Car reviews - Ford - Falcon - Futura sedan
Engine performance, transmission, ride/handling, interior
Room for improvement
Driver's footrest, lack of redline, weight, fuel economy
31 Oct 2002
FUTURA has always represented good value in the Falcon range. Like Holden's Commodore Acclaim, it improves in certain key areas on the entry level XT Falcon.
For around $3000 more than the equivalent automatic XT, Futura banishes to the dustbin the base model's cheap-looking 16-inch steel wheels with plastic wheel caps, replacing them with similar sized but much classier looking alloys.
Further lifting the BA Falcon's well proportioned exterior are body-coloured rub strips and wing mirrors while, inside, extra useful equipment such as cruise control, rear power windows, passenger lumbar support, rear grab handles, rear reading lights, rear cupholders and a centre rear armrest improve Futura's convenience levels significantly.
Featuring BTR's brilliant new four-speed automatic transmission with sequential manual control as standard, Futura also comes standard with a different version of the knitted velour upholstery found in the vastly improved XT.
Indeed, Ford has lifted the level of the basic Falcon so far with the $500 million BA facelift - which is better described as a new model - that improvements for Futura have been hard to come by.
But the differences are still enough to warrant Futura's station as the best value Falcon.
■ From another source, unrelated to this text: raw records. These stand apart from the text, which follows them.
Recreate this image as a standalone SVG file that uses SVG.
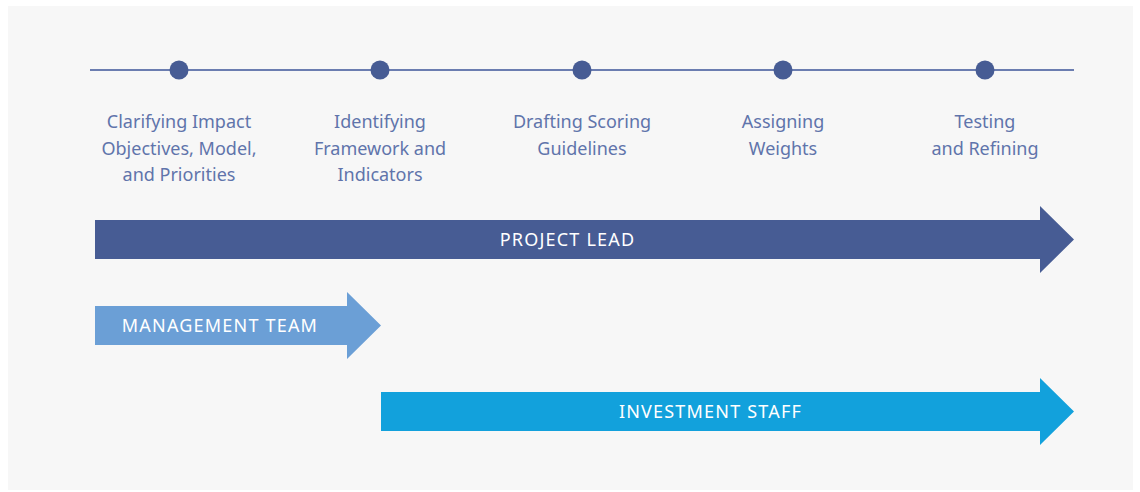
<svg xmlns="http://www.w3.org/2000/svg" width="1140" height="492" viewBox="0 0 1140 492">
<style>
.lbl{font-family:"Source Sans Pro","Noto Sans","Open Sans",sans-serif;font-size:18px;fill:#6074ab;text-anchor:middle}
.bar{font-family:"Noto Sans","Open Sans",sans-serif;font-size:18px;fill:#ffffff;text-anchor:middle;letter-spacing:1.2px}
.dot{fill:#475c94}
</style>
<rect x="0" y="0" width="1140" height="492" fill="#ffffff"/>
<rect x="8" y="6" width="1125" height="484" fill="#f7f7f7"/>
<g id="connectors">
<line x1="90" y1="70" x2="1074" y2="70" stroke="#6b7db0" stroke-width="2"/>
</g>
<g id="step1"><circle class="dot" cx="179" cy="70" r="9.5"/>
<text class="lbl" x="179" y="128">Clarifying Impact</text>
<text class="lbl" x="179" y="155">Objectives, Model,</text>
<text class="lbl" x="179" y="181">and Priorities</text></g>
<g id="step2"><circle class="dot" cx="380" cy="70" r="9.5"/>
<text class="lbl" x="380" y="128">Identifying</text>
<text class="lbl" x="380" y="155">Framework and</text>
<text class="lbl" x="380" y="181">Indicators</text></g>
<g id="step3"><circle class="dot" cx="582" cy="70" r="9.5"/>
<text class="lbl" x="582" y="128">Drafting Scoring</text>
<text class="lbl" x="582" y="155">Guidelines</text></g>
<g id="step4"><circle class="dot" cx="783" cy="70" r="9.5"/>
<text class="lbl" x="783" y="128">Assigning</text>
<text class="lbl" x="783" y="155">Weights</text></g>
<g id="step5"><circle class="dot" cx="985" cy="70" r="9.5"/>
<text class="lbl" x="985" y="128">Testing</text>
<text class="lbl" x="985" y="155">and Refining</text></g>
<g id="project-lead">
<polygon points="95,220 1040,220 1040,206 1074,239.5 1040,273 1040,259 95,259" fill="#475c94"/>
<text class="bar" x="567.5" y="245.5">PROJECT LEAD</text></g>
<g id="management-team">
<polygon points="95,306 347,306 347,292 381,325.5 347,359 347,345 95,345" fill="#6b9fd6"/>
<text class="bar" x="220" y="331.5">MANAGEMENT TEAM</text></g>
<g id="investment-staff">
<polygon points="381,392 1040,392 1040,378 1074,411.5 1040,445 1040,431 381,431" fill="#12a1dc"/>
<text class="bar" x="710.5" y="417.5">INVESTMENT STAFF</text></g>
</svg>
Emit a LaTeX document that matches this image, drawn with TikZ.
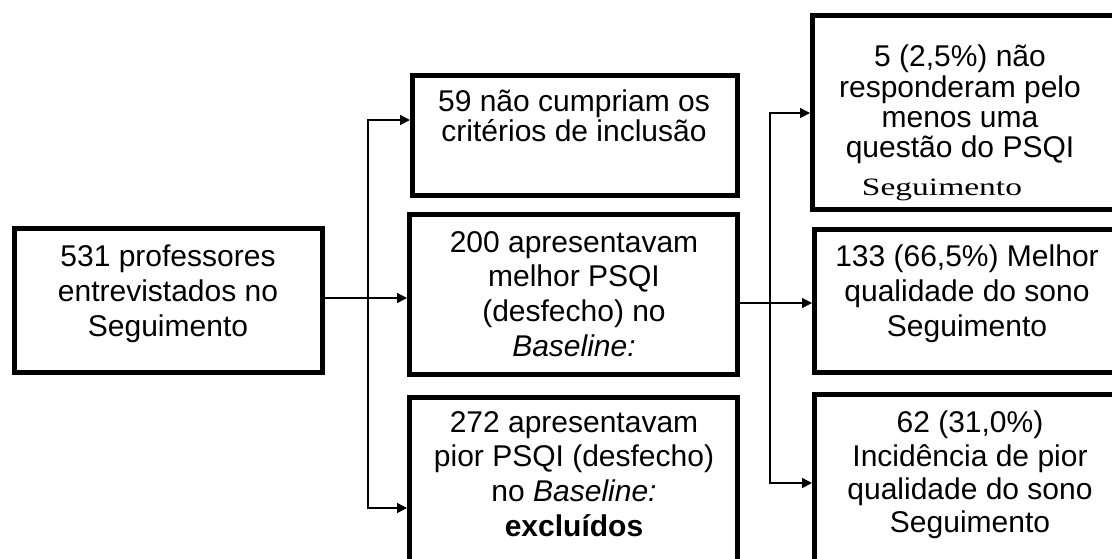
\documentclass[tikz,border=0pt]{standalone}
\usepackage{graphicx}
\usepackage{fontspec}
\setmainfont{Liberation Sans}
\newfontfamily\serifface{Liberation Serif}
\usetikzlibrary{arrows.meta}
\begin{document}
\begin{tikzpicture}[x=1pt,y=-1pt,
  box/.style={draw,line width=5pt,inner sep=0pt},
  lbl/.style={align=center,inner sep=0pt},
  conn/.style={line width=1.5pt},
  arr/.style={conn,-{Triangle[length=10pt,width=10pt]}}]
\useasboundingbox (0,0) rectangle (1112,558);
\clip (0,0) rectangle (1112,558);
\fill[white] (0,0) rectangle (1112,558);
% boxes
\node[box,minimum width=308pt,minimum height=144pt] (b531) at (168.5,300.5) {};
\node[box,minimum width=325pt,minimum height=120pt] (b59) at (575,135.5) {};
\node[box,minimum width=328pt,minimum height=160pt] (b200) at (573.5,294.5) {};
\node[box,minimum width=328pt,minimum height=220pt] (b272) at (573.5,507.5) {};
\node[box,minimum width=310pt,minimum height=194pt] (b5) at (967.5,112.5) {};
\node[box,minimum width=308pt,minimum height=143pt] (b133) at (968.5,301) {};
\node[box,minimum width=308pt,minimum height=223pt] (b62) at (968.5,506) {};
% connectors
\coordinate (J1) at (368,298);
\coordinate (T1) at (368,120);
\coordinate (B1) at (368,508);
\draw[conn] (b531.east |- J1) -- (J1);
\draw[arr] (J1) -- (J1 -| b200.west);
\draw[arr] (J1) -- (T1) -- (T1 -| b59.west);
\draw[arr] (J1) -- (B1) -- (B1 -| b272.west);
\coordinate (J2) at (770,303);
\coordinate (T2) at (770,113);
\coordinate (B2) at (770,483);
\draw[conn] (b200.east |- J2) -- (J2);
\draw[arr] (J2) -- (J2 -| b133.west);
\draw[arr] (J2) -- (T2) -- (T2 -| b5.west);
\draw[arr] (J2) -- (B2) -- (B2 -| b62.west);
% texts
\node[lbl,font=\fontsize{30}{35}\selectfont] (t531) at (168,294) {531 professores\\entrevistados no\\Seguimento};
\node[lbl,font=\fontsize{30}{30}\selectfont] (t59) at (574,116) {59 não cumpriam os\\critérios de inclusão};
\node[lbl,font=\fontsize{30}{34.7}\selectfont] (t200) at (574,294) {200 apresentavam\\melhor PSQI\\(desfecho) no\\\textit{Baseline:}};
\node[lbl,font=\fontsize{30}{34.7}\selectfont] (t272) at (574,474) {272 apresentavam\\pior PSQI (desfecho)\\no \textit{Baseline:}\\\textbf{excluídos}};
\node[lbl,font=\fontsize{30}{30.3}\selectfont] (t5) at (960,104.5) {5 (2,5\%) não\\responderam pelo\\menos uma\\questão do PSQI};
\node[anchor=base,inner sep=0pt,font=\serifface\fontsize{25}{25}\selectfont] (t5s) at (942,195) {\scalebox{1.34}[1]{Seguimento}};
\node[lbl,font=\fontsize{30}{35}\selectfont] (t133) at (967,294) {133 (66,5\%) Melhor\\qualidade do sono\\Seguimento};
\node[lbl,font=\fontsize{30}{33.3}\selectfont] (t62) at (970,475) {62 (31,0\%)\\Incidência de pior\\qualidade do sono\\Seguimento};
\end{tikzpicture}
\end{document}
So much so that the state motoring clubs awarded it their Best Family Car award in 2003, while Falcon also took out the coveted Wheels Car of the Year award for the first time in 36 years.
Simply, Futura improves enough on the basic XT Falcon - itself an example of competition improving the breed after five years of being comprehensively outsold by its opposite number at Holden - to make it appealing enough for many Australians to want to park one in their sheds.
Underneath the clean, conservative but more masculine front and rear-end styling, a torque-laden, twin-cam 182kW version of Ford's trusty sixpack combines effectively with the new auto to make Falcon easily the most powerful in class - and a delight to drive.
Finally, Falcon matches Commodore with independent rear suspension across the range. Not just any suspension, mind you, but a classy new Control Blade multi-link set-up borrowed from Focus that improves even on the upstream models' former double wishbone IRS - which was already streets ahead of Commodore's old-world trailing arm design.
Improving handling dynamics and stability markedly, the new IRS and substantial flooplan refinements together achieve big gains in noise, vibration and harshness - as well as deliver a ride more prestige than any previous Falcon, even in low-series guise. Much of which comes courtesy of an 88 per cent stiffer bodyshell, which affords that hard to trace feeling of luxury and build quality.
Vastly better brakes and more refined steering are simply icing on the cake - another two areas in which Falcon scores points over Commodore.
Indeed, driving blindfolded, it would be easy to mistake the BA Falcon for something far more expensive and perhaps even with a European badge up front. Which says something about the degree to which BA has lifted entry level Australian-made automotive standards.
Of course, the new Futura is not without its problems. The boot is slightly smaller (but still a bit bigger than Commodore's) and has lost its flat floor because of the more intrusive IRS, the driver's footrest is poorly angled and we lament the lack of a redline for the classy new instruments.
While interior fit, finish and material choice is more consistent than in Commodore, there are still some uneven interior shut lines - particularly between the new dash and door skins.
Falcon's biggest faux pas, however, is weight and therefore fuel consumption. Considerably more power - some 30kW more than Commodore's V6 - and better handling come at the expense of some 130kg on average, which means lower fuel efficiency.
It's not enough to change Falcon's claimed fuel economy figure and amounts to little more than a couple of dollars a week, but Commodore is now a clear winner in this department.
And it could turn out to be the VY Commodore's saving grace.
Holden's is confident Commodore's sales momentum will continue thanks to brand loyalty despite the VY's edgy new styling. But we can't think of a single logical reason - other than fuel consumption - to warrant buying buy a VY Acclaim over the sophisticated new BA Futura.
Which is high praise for a model whose predecessor rated a distant second.